At the Annual Meeting of Shareholders of Kenilworth Systems Corporation (“Kenilworth” or the “Company”) which was held at The Holiday Inn – Westbury, 369 Old Country Road, Carle Place, N.Y. 11514 on January 7, 2009 at 12:00 noon, all proposals were approved by proxy and votes cast at the meeting.  The three (3) proposals are:

  1. TO ELECT DIRECTORS
    To elect five (5) incumbent Directors for the term continuing through the next annual meeting of Kenilworth and until their successors are duly elected.
     
  2. AUTHORIZATION OF AN AMENDMENT TO KENILWORTH’S CERTIFICATE OF INCORPORATION TO INCREASE THE AUTHORIZED NUMBER OF SHARES OF COMMON STOCK TO 1,000,000,000 AND TO INCREASE THE AUTHORIZED SHARES OF SERIES OF PREFERRED STOCK TO 50,000,000 SHARES.
     
  3. RATIFICATION OF APPOINTMENT OF NEW INDEPENDENT AUDITORS.

The Company had engaged BROADRIDGE FINANCIAL SOLUTIONS, INC. (“Broadridge”) to solicit proxies and their final report which includes shares voted at the meeting on January 7, 2009 on each proposal is:

TOTAL SHARES OUTSTANDING:                                            421,094,586
TOTAL SHARES VOTED:                                                            320,280,711
QUORUM:                                                                                      76%

PROPOSAL # 1 – ELECTION OF DIRECTORS
                                                         FOR                       WITHHELD
HERBERT LINDO                         318,985,291                2,108,452        99.50%
KIT WONG                                    318,511,624                2,582,119        99.40%
PATRICK MCDEVITT                   319,960,396                1,133,347        99.80%
JOYCE CLARK                               319,976,396                   117,347        99.80%
EDWARD VIETMEIER                  319,960,396                1,133,347        99.80%

PROPOSAL # 2 – AMENDMENT TO INCREASE THE AUTHORIZED NUMBER  OF SHARES OF COMMON AND PREFERRED STOCK

 

# OF SHARES        # OF SHARES          # OF SHARES         TOTAL PERCENTAGE
 VOTED IN FAVOR     VOTED AGAINST    ABSTAINED          FOR PASSING         

 212,759,255               7,484,772                   589,117                        66.40%

 

PROPOSAL # 3 – RATIFICATION OF APPOINTMENT OF NEW INDEPENDENT AUDITORS       

 

# OF SHARES        # OF SHARES          # OF SHARES         TOTAL PERCENTAGE
VOTED IN FAVOR     VOTED AGAINST    ABSTAINED          FOR PASSING         


314,931,847               1,759,024                 4,402,871                      98.30%

At the meeting, Herbert Lindo, the Chairman and Chief Executive Officer of Kenilworth, during the question and answer period suggested how Kenilworth may be able to profit from the increase in the authorized number of Common and Preferred Stock.

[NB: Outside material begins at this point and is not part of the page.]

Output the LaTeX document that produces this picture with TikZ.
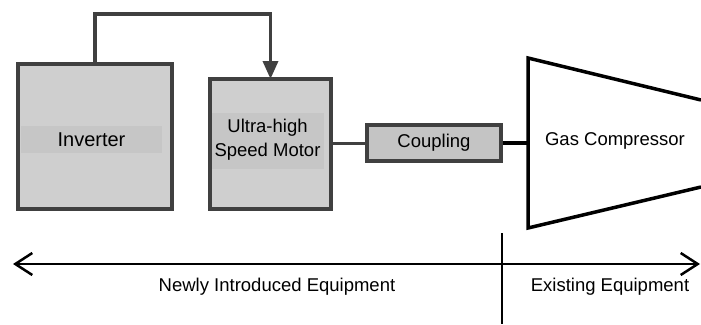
\documentclass[tikz,border=0pt]{standalone}
\usepackage{fontspec}
\setmainfont{Liberation Sans}
\usetikzlibrary{arrows.meta,calc}
\definecolor{boxfill}{RGB}{207,207,207}
\definecolor{labfill}{RGB}{198,198,198}
\definecolor{cplfill}{RGB}{196,196,196}
\definecolor{edge}{RGB}{64,64,64}
\tikzset{
  unitbox/.style={draw=edge, line width=4pt, fill=boxfill, inner sep=0pt, outer sep=0pt},
  labbg/.style={fill=labfill, inner sep=0pt, outer sep=0pt, align=center},
  wire/.style={draw=edge, line width=3.5pt},
  shaft/.style={line width=4pt, black},
  txt/.style={inner sep=0pt, font=\fontsize{18.5}{24}\selectfont, align=center},
}
\begin{document}
\begin{tikzpicture}[x=1pt,y=-1pt]
\useasboundingbox[fill=white] (0,0) rectangle (701,324);
% boxes
\node[unitbox, minimum width=154pt, minimum height=145pt] (inv) at (95,136.5) {};
\node[labbg, minimum width=141pt, minimum height=27pt] (invlab) at (91.5,139.5) {};
\node[txt, font=\fontsize{20}{24}\selectfont] (invtxt) at (91.5,139.5) {Inverter};
\node[unitbox, minimum width=121pt, minimum height=130pt] (mot) at (270.5,144) {};
\node[labbg, minimum width=112pt, minimum height=56pt] (motlab) at (268,141) {};
\node[txt] (mottxt) at (267.5,140) {Ultra-high\\Speed Motor};
\node[draw=edge, line width=3.5pt, fill=cplfill, inner sep=0pt, minimum width=134pt, minimum height=36pt, font=\fontsize{18.5}{24}\selectfont] (coup) at (434,143) {Coupling};
% compressor
\coordinate (compL) at (528,143);
\draw[line width=3.5pt, black, line join=miter] (701,100) -- (528,58) -- (528,228) -- (701,187);
\node[txt] (comp) at (615,141) {Gas Compressor};
% connectors
\coordinate (wtop) at (0,14);
\draw[wire, -{Triangle[length=18pt,width=15pt]}] (inv.north) -- (inv.north |- wtop) -| (mot.north);
\draw[draw=edge, line width=3pt] (mot.east |- coup.west) -- (coup.west);
\draw[shaft] (coup.east) -- (compL);
% bottom scale
\coordinate (bl) at (13,264);
\coordinate (br) at (700,264);
\draw[line width=2.2pt, black, {Straight Barb[length=17pt,width=22pt,line width=2.5pt]}-{Straight Barb[length=17pt,width=22pt,line width=2.5pt]}] (bl) -- (br);
\coordinate (dtop) at (502,233);
\coordinate (dbot) at (502,324);
\draw[line width=1.5pt, black] (dtop) -- (dbot);
\node[txt] (newtxt) at (277,287) {Newly Introduced Equipment};
\node[txt] (oldtxt) at (610,287) {Existing Equipment};
\end{tikzpicture}
\end{document}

In our regular business, Remote live, in-progress casino table game wagering, the world economic crisis, until recently, has translated huge casino industry income to first time losses.  This has to benefit our position in the patent ownership for remote live, in-progress casino table game wagering.  The public will continue to gamble with lotteries, on video lottery terminals/VLTs located at most horse/dog racetracks and eventually for the price of a slot handle pull, from home, nearby cafés, hotels, resorts and public gathering places; more for entertainment than hard core casino gambling.

Recently, the Chinese Patent and Trademark Law Offices advised Darby & Darby, our patent attorneys, recommending that Kenilworth should amend the original patent application filed on August 6, 2001 at a time when China declined to accept gambling patents.  In February 2008, the Chinese Law Offices advised Kenilworth that they would accept, for processing, our patent application in the same form, our patents for Remote casino wagering was granted in the United States on June 10, 2003.

The Chinese Law Offices assisted our patent attorneys to make the appropriate changes, which have been made.  Kenilworth believes the changes will lend to early granting permission to broadcast from a Macau casinos to the Chinese mainland gamblers.  The very reason we wish to immediately obtain the expertise from the operators of the Costa Rica wagering studio.  A film from the studio was projected onto a large screen by Paul Terrell, the expert that designed and implemented the software required for the remote wagering, including the cash management system, at the Shareholder’s Meeting.

Kenilworth presently does not have any preferred stock issued and outstanding.  Preferred Stock is senior to Common Stock.  In most instances, like Kenilworth Preferred Stock, is Convertible into Common Stock.  This causes the Preferred Stock to be valued in relation to the trading price of the Common Stock, although the Preferred Stock may not trade on any stock exchange.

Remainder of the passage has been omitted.